Our assumptions, beliefs, and “thought bubbles” about the way things work are so deeply ingrained that we often don’t realize how strongly they affect our thinking and decision-making processes. Until we identify and discard outdated ideas, attitudes, and assumptions about customer relationships, any efforts to move forward with new approaches will feel like walking up a down escalator. Reinventing customer relationships starts with challenging everything we think we know about them.

This involves asking questions like:  When was the last time we thoroughly reviewed our customer relationships? What has changed in our world since then? What has changed in our customers’ world since then? What assumptions are we making about our customers that may no longer be true? What assumptions are we making about how to deliver value to our customers that no longer may be true?

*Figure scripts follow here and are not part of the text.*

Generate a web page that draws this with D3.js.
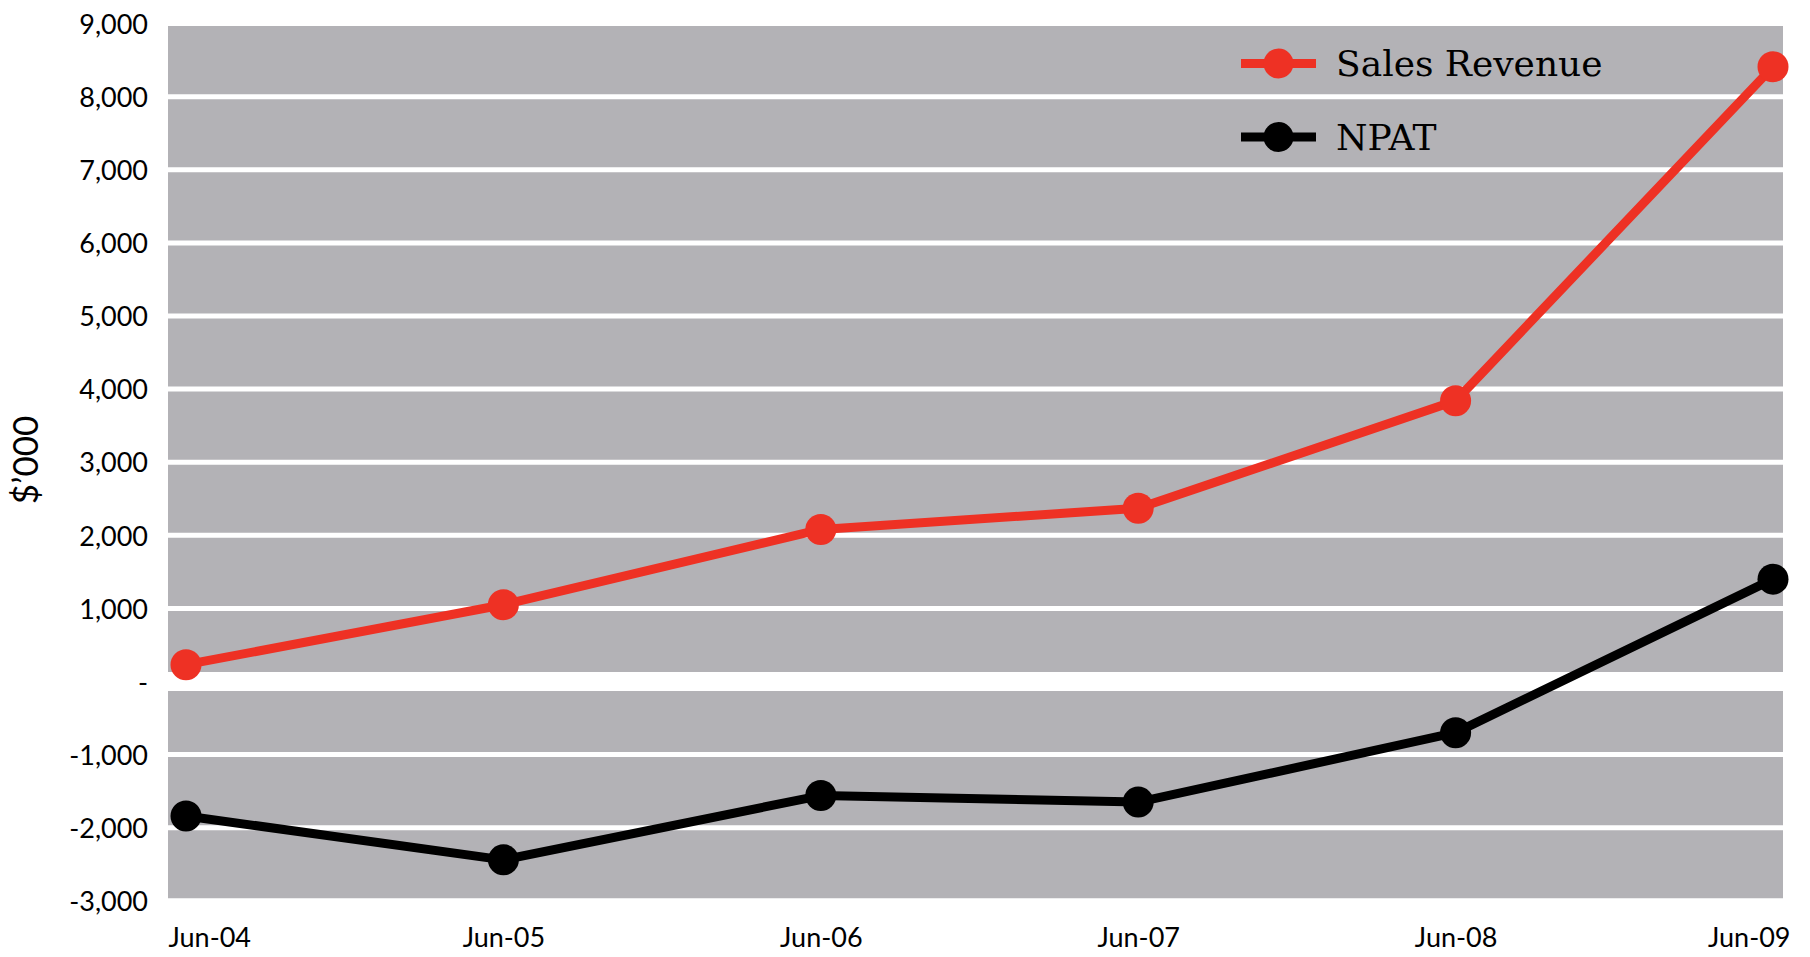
<!DOCTYPE html>
<html lang="en">

<head>
    <meta charset="UTF-8">
    <script src="https://d3js.org/d3.v7.min.js"></script>
    <style>
        html,
        body {
            margin: 0;
            padding: 0;
            overflow: hidden;
            background: #fff;
        }

        svg .tick text {
            font-family: Lato, "Open Sans", sans-serif;
            font-size: 27px;
            fill: #000;
        }

        svg .legend text {
            font-family: "DejaVu Serif", serif;
            font-size: 36px;
            fill: #000;
        }
    </style>
</head>

<body>
    <svg id="chart" width="1810" height="957"></svg>
    <script>
        // values in $'000
        const periods = ["Jun-04", "Jun-05", "Jun-06", "Jun-07", "Jun-08", "Jun-09"];
        const salesRevenue = [230, 1050, 2080, 2370, 3840, 8410];
        const npat = [-1840, -2440, -1560, -1650, -700, 1400];
        const yTicks = [-3000, -2000, -1000, 0, 1000, 2000, 3000, 4000, 5000, 6000, 7000, 8000, 9000];

        const series = [
            { name: "Sales Revenue", values: salesRevenue, color: "#ee3124" },
            { name: "NPAT", values: npat, color: "#000" }
        ];

        const W = 1810, H = 957;
        const margin = { top: 23.6, right: 27, bottom: 56.2, left: 168 };

        const svg = d3.select("#chart");

        const x = d3.scalePoint()
            .domain(periods)
            .range([margin.left + 18, W - margin.right - 10]);

        const y = d3.scaleLinear()
            .domain([-3000, 9000])
            .range([H - margin.bottom, margin.top]);

        // grey plot area
        svg.append("rect")
            .attr("x", margin.left)
            .attr("y", y(9000))
            .attr("width", W - margin.right - margin.left)
            .attr("height", y(-3000) - y(9000))
            .attr("fill", "#b3b2b6");

        // white grid bands, the zero one is wide
        svg.append("g")
            .selectAll("line")
            .data(yTicks)
            .join("line")
            .attr("x1", margin.left)
            .attr("x2", W - margin.right)
            .attr("y1", d => y(d))
            .attr("y2", d => y(d))
            .attr("stroke", "#fff")
            .attr("stroke-width", d => d === 0 ? 19 : 5);

        // y axis labels (plain hyphen for negatives, "-" for zero)
        const fmt = d3.formatLocale({ decimal: ".", thousands: ",", grouping: [3], currency: ["$", ""], minus: "-" }).format(",");
        svg.append("g")
            .attr("transform", `translate(${margin.left - 20},0)`)
            .call(d3.axisLeft(y).tickValues(yTicks).tickSize(0).tickPadding(0)
                .tickFormat(d => d === 0 ? "-" : fmt(d)))
            .call(g => g.select(".domain").remove())
            .call(g => g.selectAll(".tick text").attr("dy", "0.36em"));

        // x axis labels, end labels kept inside the plot edges
        const xAxis = svg.append("g")
            .attr("transform", `translate(0,${H - 10})`)
            .call(d3.axisBottom(x).tickSize(0).tickPadding(0))
            .call(g => g.select(".domain").remove());
        xAxis.selectAll(".tick text").attr("dy", 0);
        xAxis.selectAll(".tick").each(function (d, i) {
            const t = d3.select(this).select("text");
            if (i === 0) t.attr("text-anchor", "start").attr("x", margin.left - x(d));
            if (i === periods.length - 1) t.attr("text-anchor", "end").attr("x", W - margin.right + 7 - x(d));
        });

        // y axis title
        svg.append("text")
            .attr("transform", `translate(38,460) rotate(-90)`)
            .attr("text-anchor", "middle")
            .style("font-family", "Lato, sans-serif")
            .style("font-size", "35px")
            .text("$\u2019000");

        const line = d3.line()
            .x((d, i) => x(periods[i]))
            .y(d => y(d));

        const lines = svg.append("g");
        series.forEach(s => {
            lines.append("path")
                .datum(s.values)
                .attr("fill", "none")
                .attr("stroke", s.color)
                .attr("stroke-width", 9)
                .attr("stroke-linejoin", "round")
                .attr("d", line);
            lines.append("g")
                .selectAll("circle")
                .data(s.values)
                .join("circle")
                .attr("cx", (d, i) => x(periods[i]))
                .attr("cy", d => y(d))
                .attr("r", 15.5)
                .attr("fill", s.color);
        });

        // legend
        const legend = svg.append("g")
            .attr("class", "legend")
            .attr("transform", "translate(1241,63.5)");
        const item = legend.selectAll("g")
            .data(series)
            .join("g")
            .attr("transform", (d, i) => `translate(0,${i * 73.5})`);
        item.append("line")
            .attr("x1", 0).attr("x2", 75)
            .attr("stroke", d => d.color)
            .attr("stroke-width", 9);
        item.append("circle")
            .attr("cx", 37.5)
            .attr("r", 15)
            .attr("fill", d => d.color);
        item.append("text")
            .attr("x", 95)
            .attr("dy", "0.36em")
            .text(d => d.name);
    </script>
</body>

</html>
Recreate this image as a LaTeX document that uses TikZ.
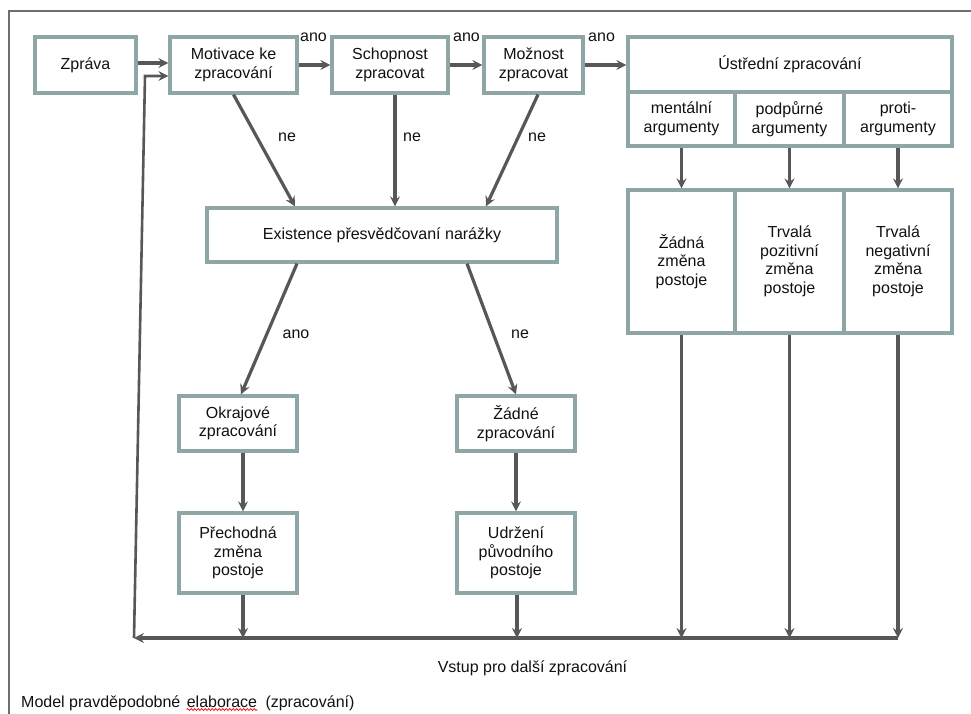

These questions help people to break away from the attitudes and assumptions that keep them stuck in the past. The following exercise encourages people to start looking ahead and thinking in new and different ways: 

Imagine that you’re starting the company over from scratch, so for the moment put aside everything you know about running your business. Imagine also that you have no constraints or resource limitations. With that in mind, ask the following questions:

  • How would we go about defining customer wants and needs?

  • How would we serve this market differently?

  • What new technologies would we use to communicate with customers?

  • How would we organize internally to better serve our customers?

  • What things that “have always been done this way” would we do differently and why?

  • If we could solve one customer problem that would put us so far ahead of the competition that they could never catch up, what would it be?

Obviously, no company has the luxury of unlimited resources. So not every idea you come up with will have practical application. But the goal is to jolt people out of their customary ways of thinking so they can begin the process of reinventing customer relationships without the burden of potentially outdated thought processes. So first get very clear on what you are currently thinking. Then define what your new customer relationships need to look like. Then get to work on reinventing them.

One final finding from the IBM survey: organizations that excel at extracting previously undiscovered insights from vast amounts of customer information will enjoy a huge advantage in deepening existing connections and creating new relationships. So if you believe (as 1500 CEOs around the globe do) that customer relationships represent a key component to strategic success, it ultimately comes down to three critical tasks:

  • Engaging your customers in new ways to increase loyalty and generate new demand and revenue sources.

  • Getting customers more involved in your product and service development processes.

  • Learning how to turn customer data into information and using it to empower employees to deliver more value to your customers.

As the survey indicated, today’s customers aren’t asking to be treated differently. They’re demanding it. How are you reinventing yourself and your business to meet that demand?